A new report, Dirty Fuels, Clean Futures, released today by the Sierra Club reveals four major potential sources of carbon pollution that, if developed, could dramatically alter the world's climate. Data shows that the oil, gas and coal from these potential sources, including the Arctic Ocean, Green River Formation, Powder River Basin and the Monterey, San Juan Basin and Marcellus shale plays, have the potential to release billions of tons of new carbon pollution into the atmosphere, more than negating positive climate actions taken by the Obama Administration.
"We can't keep burning fossil fuels and reduce climate pollution at the same time. It's common sense." said Michael Brune, Sierra Club Executive Director. "As this report demonstrates, real progress to fight climate disruption requires that dirty fuels be kept in the ground."
As the report details, developing just a fraction of the dirty energy in these major climate disrupters would cancel out the U.S.' greatest accomplishments in the fight against climate disruption—efforts like the Obama Administration's new fuel economy standards. Developing just one of these climate disrupters—the Arctic Ocean, for example would result in two-and-a-half times more pollution than would be saved by the new fuel economy standards.

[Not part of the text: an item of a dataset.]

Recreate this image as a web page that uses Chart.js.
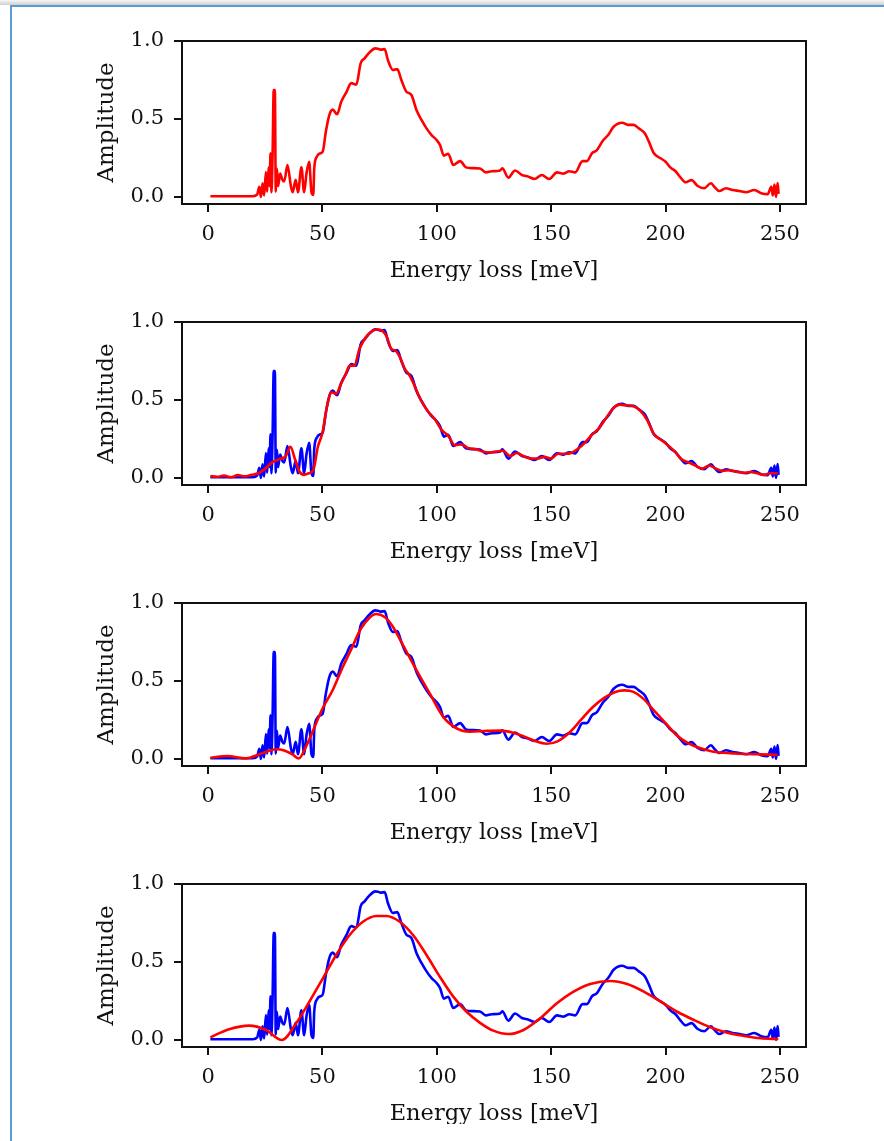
<!DOCTYPE html>
<html>
<head>
<meta charset="utf-8">
<script src="https://cdn.jsdelivr.net/npm/chart.js@4.4.1/dist/chart.umd.min.js"></script>
<style>
  html, body { margin: 0; padding: 0; background: #fff; }
  body { width: 884px; height: 1141px; position: relative; overflow: hidden; }
  #shade { position: absolute; left: 0; top: 0; width: 884px; height: 5px; background: linear-gradient(#f6f6f6, #cfcfcf); }
  #frame { position: absolute; left: 10px; top: 5px; right: 0; bottom: 0;
           border-left: 2px solid #5b9bd5; border-top: 2px solid #5b9bd5; }
  canvas { position: absolute; left: 0; }
</style>
</head>
<body>
<div id="shade"></div>
<div id="frame"></div>
<canvas id="p0" width="884" height="281" style="top:0px"></canvas>
<canvas id="p1" width="884" height="281" style="top:281px"></canvas>
<canvas id="p2" width="884" height="281" style="top:562px"></canvas>
<canvas id="p3" width="884" height="281" style="top:843px"></canvas>
<script>
const specE = [1, 19.5, 21.5, 22.4, 23.1, 23.8, 24.5, 25.3, 25.8, 26.5, 26.9, 27.3, 27.7, 28.2, 28.7, 29.2,
  29.6, 30.1, 30.6, 31.5, 32.5, 33.3, 34.7, 36.2, 37.0, 38.3, 39.3, 40.8, 42.0, 43.0, 44.2, 45.2, 46.0,
  46.4, 47.6, 49.1, 50.1, 51.5, 53.0, 54.5, 56.4, 58.2, 60.4, 62.6, 64.8, 66.7, 68.4, 70.6, 73.1, 74.3,
  75.4, 77.2, 78.6, 80.8, 82.7, 84.5, 86.7, 88.9, 91.1, 93.3, 95.5, 97.7, 99.9, 101.4, 103.1, 105.0,
  107.2, 110.2, 112.7, 115.3, 118.9, 121.4, 124.0, 127.7, 128.6, 131.3, 134.2, 137.2, 140.1, 142.7,
  145.9, 149.1, 152.5, 155.4, 157.9, 160.5, 163.7, 165.6, 167.8, 170.0, 172.5, 174.9, 177.3, 181.0,
  183.9, 186.1, 188.3, 190.9, 192.7, 194.9, 197.8, 200.0, 202.2, 204.4, 206.6, 208.8, 211.4, 213.9,
  216.9, 219.8, 221.3, 223.5, 226.4, 229.3, 232.3, 235.2, 238.8, 241.8, 244.7, 246.2, 246.9, 247.6,
  248.3, 249.0, 249.4];
const specA = [0.005, 0.005, 0.017, 0.066, 0.0, 0.088, 0.01, 0.16, 0.034, 0.19, 0.07, 0.28, 0.03, 0.27, 0.686, 0.686,
  0.034, 0.18, 0.07, 0.15, 0.11, 0.10, 0.205, 0.07, 0.03, 0.11, 0.03, 0.19, 0.03, 0.15, 0.226, 0.03, 0.013,
  0.18, 0.26, 0.28, 0.29, 0.42, 0.525, 0.56, 0.53, 0.61, 0.67, 0.73, 0.72, 0.857, 0.889, 0.927, 0.953, 0.95,
  0.945, 0.948, 0.878, 0.814, 0.82, 0.75, 0.675, 0.654, 0.558, 0.494, 0.44, 0.397, 0.365, 0.333, 0.265, 0.277,
  0.205, 0.23, 0.19, 0.185, 0.183, 0.158, 0.165, 0.17, 0.184, 0.124, 0.17, 0.141, 0.13, 0.115,
  0.141, 0.115, 0.158, 0.15, 0.165, 0.158, 0.23, 0.23, 0.28, 0.30, 0.359, 0.397, 0.45, 0.476,
  0.462, 0.462, 0.44, 0.408, 0.355, 0.28, 0.248, 0.226, 0.188, 0.165, 0.124, 0.094, 0.108, 0.072,
  0.056, 0.088, 0.066, 0.038, 0.056, 0.045, 0.038, 0.03, 0.045, 0.024, 0.018, 0.066, 0.01, 0.08,
  0.0, 0.09, 0.02];

// reconstruction, panel 2 (close fit)
const fit1E = [1, 4, 7, 10, 13, 16, 19, 22, 25, 28, 31, 34, 36, 38, 40, 42, 44, 46, 48, 50, 52, 54, 56, 58,
  60, 62, 64, 66, 68, 70, 72, 74, 76, 78, 80, 82, 84, 86, 88, 90, 93, 96, 99, 102, 105, 108, 111, 114, 117,
  120, 123, 126, 129, 132, 135, 138, 141, 144, 147, 150, 153, 156, 159, 162, 165, 168, 171, 174, 177, 180,
  183, 186, 189, 192, 195, 198, 201, 204, 207, 210, 213, 216, 219, 222, 225, 228, 231, 234, 237, 240, 243,
  246, 249];
const fit1A = [0.012, 0.008, 0.015, 0.005, 0.018, 0.01, 0.02, 0.03, 0.06, 0.10, 0.12, 0.14, 0.2, 0.12, 0.04,
  0.02, 0.03, 0.05, 0.2, 0.29, 0.46, 0.55, 0.54, 0.60, 0.66, 0.72, 0.72, 0.82, 0.88, 0.92, 0.945, 0.952, 0.945,
  0.91, 0.83, 0.815, 0.77, 0.70, 0.66, 0.60, 0.50, 0.43, 0.38, 0.31, 0.27, 0.21, 0.215, 0.19, 0.185, 0.17,
  0.163, 0.17, 0.175, 0.14, 0.16, 0.14, 0.125, 0.125, 0.135, 0.125, 0.155, 0.155, 0.162, 0.19, 0.23, 0.28,
  0.32, 0.385, 0.445, 0.47, 0.465, 0.46, 0.43, 0.37, 0.28, 0.245, 0.21, 0.17, 0.12, 0.10, 0.08, 0.06, 0.08,
  0.06, 0.045, 0.05, 0.04, 0.033, 0.038, 0.03, 0.02, 0.03, 0.03];

// reconstruction, panel 3 (smoother)
const fit2E = [1, 8.5, 16.5, 22.4, 26, 29.7, 33.3, 36.9, 39.6, 42.8, 47.2, 50.1, 54.5, 58.9, 62.5, 66.9,
  70.6, 73.5, 77.2, 80.8, 85.2, 91.1, 96.9, 102.8, 108.6, 114.5, 121.8, 127.7, 133, 138, 143, 148, 153,
  158, 163, 168, 173, 178, 182, 186, 190, 195, 200, 205, 210, 215, 220, 225, 230, 235, 240, 245, 249];
const fit2A = [0.008, 0.019, 0.004, 0.03, 0.05, 0.062, 0.055, 0.03, 0.003, 0.079, 0.228, 0.325, 0.442,
  0.59, 0.70, 0.838, 0.906, 0.929, 0.91, 0.848, 0.73, 0.57, 0.42, 0.27, 0.197, 0.175, 0.18, 0.182, 0.17,
  0.145, 0.115, 0.098, 0.115, 0.17, 0.25, 0.33, 0.39, 0.43, 0.44, 0.43, 0.39, 0.31, 0.23, 0.15, 0.10,
  0.07, 0.05, 0.04, 0.035, 0.032, 0.03, 0.028, 0.026];

// reconstruction, panel 4 (smoothest)
const fit3E = [1, 9.2, 18, 25.3, 32.3, 38.5, 44.3, 50.2, 56, 61.9, 67.7, 73.5, 77.9, 83.8, 89.6, 95.5,
  101.3, 107.2, 113, 118.9, 124.7, 131.3, 137.9, 145.2, 152.5, 159.8, 167.1, 175.9, 183.2, 190.5, 197.8,
  205.1, 212.4, 219.7, 227, 234.3, 241.6, 249.3];
const fit3A = [0.017, 0.069, 0.092, 0.064, 0.0, 0.107, 0.246, 0.395, 0.545, 0.673, 0.758, 0.795, 0.795,
  0.758, 0.673, 0.545, 0.406, 0.278, 0.181, 0.11, 0.06, 0.038, 0.064, 0.139, 0.235, 0.31, 0.359, 0.378,
  0.359, 0.31, 0.246, 0.181, 0.128, 0.081, 0.047, 0.026, 0.011, 0.006];

const xTicks = [0, 50, 100, 150, 200, 250];
const yTicks = [0.0, 0.5, 1.0];
const xLabel = 'Energy loss [meV]';
const yLabel = 'Amplitude';

const FONT = "'DejaVu Serif', serif";

function pts(xs, ys) { return xs.map((x, i) => ({ x, y: ys[i] })); }

const boxPlugin = {
  id: 'box',
  afterDraw(chart) {
    const { ctx, chartArea: a } = chart;
    ctx.save();
    ctx.strokeStyle = '#111';
    ctx.lineWidth = 2;
    ctx.strokeRect(a.left, a.top, a.right - a.left, a.bottom - a.top);
    ctx.restore();
  }
};

function line(data, color, order) {
  return { data, borderColor: color, borderWidth: 2.6, pointRadius: 0,
           cubicInterpolationMode: 'monotone', order, fill: false };
}

function makePanel(id, datasets) {
  new Chart(document.getElementById(id), {
    type: 'line',
    data: { datasets },
    plugins: [boxPlugin],
    options: {
      responsive: false,
      animation: false,
      events: [],
      layout: { padding: { top: 41, left: 96, right: 78, bottom: 0 } },
      plugins: { legend: { display: false }, tooltip: { enabled: false } },
      scales: {
        x: {
          type: 'linear', min: -11.4, max: 261.4,
          border: { display: false },
          grid: { drawOnChartArea: false, drawTicks: true, tickLength: 8, color: '#111', lineWidth: 2 },
          ticks: { color: '#111', padding: 10, autoSkip: false, maxRotation: 0,
                   font: { family: FONT, size: 21 }, callback: v => String(v) },
          afterBuildTicks: s => { s.ticks = xTicks.map(v => ({ value: v })); },
          afterFit: s => { s.height = 77; },
          title: { display: true, text: xLabel, color: '#111', padding: 0,
                   font: { family: FONT, size: 22.5, lineHeight: 0.9 } }
        },
        y: {
          type: 'linear', min: -0.045, max: 1.0,
          border: { display: false },
          grid: { drawOnChartArea: false, drawTicks: true, tickLength: 8, color: '#111', lineWidth: 2 },
          ticks: { color: '#111', padding: 10, font: { family: FONT, size: 21 },
                   callback: v => v.toFixed(1) },
          afterBuildTicks: s => { s.ticks = yTicks.map(v => ({ value: v })); },
          afterFit: s => { s.width = 86; },
          title: { display: true, text: yLabel, color: '#111', padding: 0,
                   font: { family: FONT, size: 23, lineHeight: 1 } }
        }
      }
    }
  });
}

const spectrum = () => pts(specE, specA);

makePanel('p0', [line(spectrum(), '#ff0000', 0)]);
makePanel('p1', [line(pts(fit1E, fit1A), '#ff0000', 0), line(spectrum(), '#0000ff', 1)]);
makePanel('p2', [line(pts(fit2E, fit2A), '#ff0000', 0), line(spectrum(), '#0000ff', 1)]);
makePanel('p3', [line(pts(fit3E, fit3A), '#ff0000', 0), line(spectrum(), '#0000ff', 1)]);
</script>
</body>
</html>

Already, through administrative actions and by doubling down on clean energy, the Obama Administration has done more than any other to reduce carbon pollution. For the first time in 20 years, domestic carbon dioxide emissions are decreasing. An effective climate strategy however, requires that these steps be accompanied by efforts to leave dirty fuels in the ground. Several such pragmatic steps are outlined in the report.
The report calls on the Obama Administration to consider climate pollution, like other dangerous air and water pollution, before dirty energy projects move forward. It asks the President to close loopholes that allow the fossil fuel industry to benefit at the cost of Americans' health, environment and future; and it stresses that new energy projects and leasing should be focused on clean, not dirty, energy.
"Whether they are found beneath our public lands or next to our homes and schools, dirty fuels must be kept in the ground," said Dan Chu, senior director of the Sierra Club's Our Wild America campaign. "We should be taking advantage of available clean energy options that will create jobs, protect public health and fight climate disruption."